= Set problem =
Retype every line from the start of the data down to and including the line with "(nCr) at (288,455.7);". Skip the pictures.

[BEGIN]

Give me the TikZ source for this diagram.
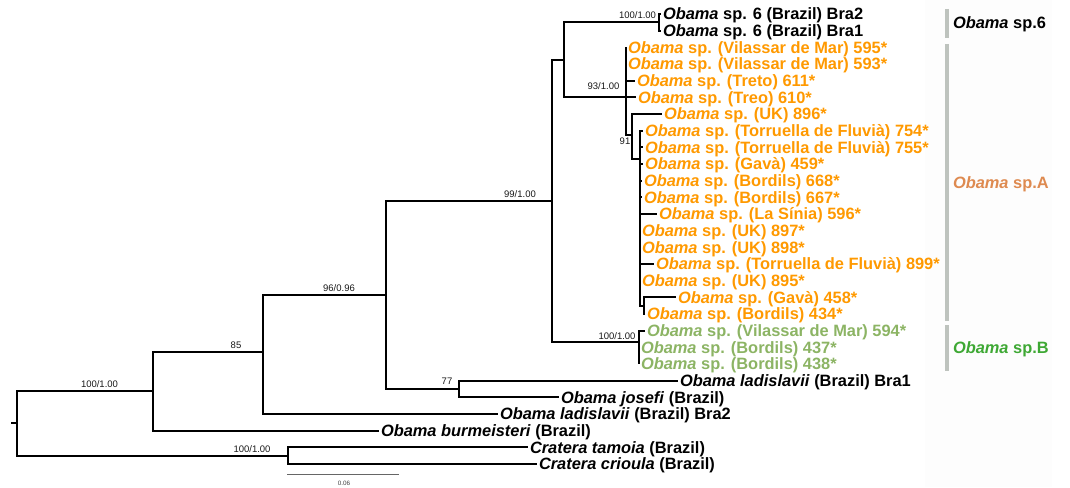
\documentclass[tikz,border=0pt]{standalone}
\usepackage{fontspec}
\setmainfont{Liberation Sans}
\definecolor{orA}{RGB}{255,153,0}
\definecolor{grB}{RGB}{140,180,100}
\definecolor{labA}{RGB}{222,138,80}
\definecolor{labB}{RGB}{62,168,52}
\definecolor{barc}{RGB}{190,195,190}
\definecolor{panel}{RGB}{253,253,253}
\newcommand{\ob}{\textit{Obama}}
\begin{document}
\begin{tikzpicture}[x=1pt,y=-1pt,
  br/.style={line width=2pt, line join=miter},
  leaf/.style={anchor=west, inner xsep=2pt, inner ysep=0pt, outer sep=0pt,
    font=\fontsize{16.4}{18}\selectfont\bfseries, text height=11.7pt, text depth=0pt},
  leafO/.style={leaf, text=orA},
  leafG/.style={leaf, text=grB},
  clade/.style={leaf},
  supp/.style={inner sep=0pt, font=\fontsize{9.5}{10}\selectfont, text=black!90}]
\useasboundingbox (0,0) rectangle (1070,487);
\fill[panel] (925,0) rectangle (1052,487);

% internal nodes
\coordinate (rs) at (11,423);
\coordinate (root) at (17,423);
\coordinate (nA) at (153,391);
\coordinate (nB) at (263,352);
\coordinate (nC) at (386,295);
\coordinate (n77) at (459,389);
\coordinate (nD) at (552,201);
\coordinate (nE) at (564,60);
\coordinate (n6) at (659,22.3);
\coordinate (nO) at (626,97.3);
\coordinate (n91) at (632,135);
\coordinate (nP) at (640,159);
\coordinate (nQ) at (644,305.7);
\coordinate (nG) at (639,342);
\coordinate (nCr) at (288,455.7);

% leaves
\node[leaf] (l1) at (661,14.0) {\ob{} sp. 6 (Brazil) Bra2};
\node[leaf] (l2) at (661,30.7) {\ob{} sp. 6 (Brazil) Bra1};
\node[leafO] (l3) at (626,47.3) {\ob{} sp. (Vilassar de Mar) 595*};
\node[leafO] (l4) at (626,64.0) {\ob{} sp. (Vilassar de Mar) 593*};
\node[leafO] (l5) at (635,80.7) {\ob{} sp. (Treto) 611*};
\node[leafO] (l6) at (636,97.3) {\ob{} sp. (Treo) 610*};
\node[leafO] (l7) at (662,114.0) {\ob{} sp. (UK) 896*};
\node[leafO] (l8) at (643,130.7) {\ob{} sp. (Torruella de Fluvià) 754*};
\node[leafO] (l9) at (643,147.3) {\ob{} sp. (Torruella de Fluvià) 755*};
\node[leafO] (l10) at (643,164.0) {\ob{} sp. (Gavà) 459*};
\node[leafO] (l11) at (642,180.7) {\ob{} sp. (Bordils) 668*};
\node[leafO] (l12) at (642,197.3) {\ob{} sp. (Bordils) 667*};
\node[leafO] (l13) at (657,214.0) {\ob{} sp. (La Sínia) 596*};
\node[leafO] (l14) at (640,230.7) {\ob{} sp. (UK) 897*};
\node[leafO] (l15) at (640,247.3) {\ob{} sp. (UK) 898*};
\node[leafO] (l16) at (654,264.0) {\ob{} sp. (Torruella de Fluvià) 899*};
\node[leafO] (l17) at (640,280.7) {\ob{} sp. (UK) 895*};
\node[leafO] (l18) at (676,297.3) {\ob{} sp. (Gavà) 458*};
\node[leafO] (l19) at (645,314.0) {\ob{} sp. (Bordils) 434*};
\node[leafG] (l20) at (645,330.7) {\ob{} sp. (Vilassar de Mar) 594*};
\node[leafG] (l21) at (639,347.3) {\ob{} sp. (Bordils) 437*};
\node[leafG] (l22) at (639,364.0) {\ob{} sp. (Bordils) 438*};
\node[leaf] (l23) at (678,380.7) {\textit{Obama ladislavii} (Brazil) Bra1};
\node[leaf] (l24) at (559,397.3) {\textit{Obama josefi} (Brazil)};
\node[leaf] (l25) at (498,414.0) {\textit{Obama ladislavii} (Brazil) Bra2};
\node[leaf] (l26) at (379,430.7) {\textit{Obama burmeisteri} (Brazil)};
\node[leaf] (l27) at (528,447.3) {\textit{Cratera tamoia} (Brazil)};
\node[leaf] (l28) at (537,464.0) {\textit{Cratera crioula} (Brazil)};

% branches
\draw[br] (rs) -- (root);
\draw[br] (root) |- (nA);
\draw[br] (root) |- (nCr);
\draw[br] (nA) |- (nB);
\draw[br] (nA) |- (l26.west);
\draw[br] (nB) |- (nC);
\draw[br] (nB) |- (l25.west);
\draw[br] (nC) |- (nD);
\draw[br] (nC) |- (n77);
\draw[br] (n77) |- (l23.west);
\draw[br] (n77) |- (l24.west);
\draw[br] (nD) |- (nE);
\draw[br] (nD) |- (nG);
\draw[br] (nE) |- (n6);
\draw[br] (nE) |- (nO);
\draw[br] (n6) |- (l1.west);
\draw[br] (n6) |- (l2.west);
\draw[br] (nO) |- (l3.west);
\draw[br] (nO) |- (l4.west);
\draw[br] (nO) |- (l5.west);
\draw[br] (nO) |- (l6.west);
\draw[br] (nO) |- (n91);
\draw[br] (n91) |- (l7.west);
\draw[br] (n91) |- (nP);
\foreach \k in {8,...,17} {\draw[br] (nP) |- (l\k.west);}
\draw[br] (nP) |- (nQ);
\draw[br] (nQ) |- (l18.west);
\draw[br] (nQ) |- (l19.west);
\draw[br] (nG) |- (l20.west);
\draw[br] (nG) |- (l21.west);
\draw[br] (nG) |- (l22.west);
\draw[br] (nCr) |- (l27.west);
\draw[br] (nCr) |- (l28.west);

% support values
\node[supp] (s1) at (99.5,384) {100/1.00};
\node[supp] (s2) at (252,449) {100/1.00};
\node[supp] (s3) at (236,345) {85};
\node[supp] (s4) at (339,288) {96/0.96};
\node[supp] (s5) at (447,381) {77};
\node[supp] (s6) at (520,194) {99/1.00};
\node[supp] (s7) at (637.5,15) {100/1.00};
\node[supp] (s8) at (603.5,86) {93/1.00};
\node[supp] (s9) at (625,141.5) {91};
\node[supp] (s10) at (617,336) {100/1.00};

% scale bar
\coordinate (sb1) at (287,474);
\coordinate (sb2) at (399,474);
\draw[black!60, line width=0.9pt] (sb1) -- (sb2);
\node[inner sep=0pt, font=\fontsize{6.3}{7}\selectfont, text=black!75] (sbl) at (344,483) {0.06};

% clade bars and labels
\draw[barc, line width=3.5pt] (947,9) -- (947,38);
\draw[barc, line width=3.5pt] (947,44) -- (947,321);
\draw[barc, line width=3.5pt] (947,325) -- (947,371);
\node[clade] (c6) at (951,23) {\ob{} sp.6};
\node[clade, text=labA] (cA) at (951,183) {\ob{} sp.A};
\node[clade, text=labB] (cB) at (951,348) {\ob{} sp.B};
\end{tikzpicture}
\end{document}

[END]

= Answer to this problem =
Give me the TikZ source for this diagram.
\documentclass[tikz,border=0pt]{standalone}
\usepackage{fontspec}
\setmainfont{Liberation Sans}
\definecolor{orA}{RGB}{255,153,0}
\definecolor{grB}{RGB}{140,180,100}
\definecolor{labA}{RGB}{222,138,80}
\definecolor{labB}{RGB}{62,168,52}
\definecolor{barc}{RGB}{190,195,190}
\definecolor{panel}{RGB}{253,253,253}
\newcommand{\ob}{\textit{Obama}}
\begin{document}
\begin{tikzpicture}[x=1pt,y=-1pt,
  br/.style={line width=2pt, line join=miter},
  leaf/.style={anchor=west, inner xsep=2pt, inner ysep=0pt, outer sep=0pt,
    font=\fontsize{16.4}{18}\selectfont\bfseries, text height=11.7pt, text depth=0pt},
  leafO/.style={leaf, text=orA},
  leafG/.style={leaf, text=grB},
  clade/.style={leaf},
  supp/.style={inner sep=0pt, font=\fontsize{9.5}{10}\selectfont, text=black!90}]
\useasboundingbox (0,0) rectangle (1070,487);
\fill[panel] (925,0) rectangle (1052,487);

% internal nodes
\coordinate (rs) at (11,423);
\coordinate (root) at (17,423);
\coordinate (nA) at (153,391);
\coordinate (nB) at (263,352);
\coordinate (nC) at (386,295);
\coordinate (n77) at (459,389);
\coordinate (nD) at (552,201);
\coordinate (nE) at (564,60);
\coordinate (n6) at (659,22.3);
\coordinate (nO) at (626,97.3);
\coordinate (n91) at (632,135);
\coordinate (nP) at (640,159);
\coordinate (nQ) at (644,305.7);
\coordinate (nG) at (639,342);
\coordinate (nCr) at (288,455.7);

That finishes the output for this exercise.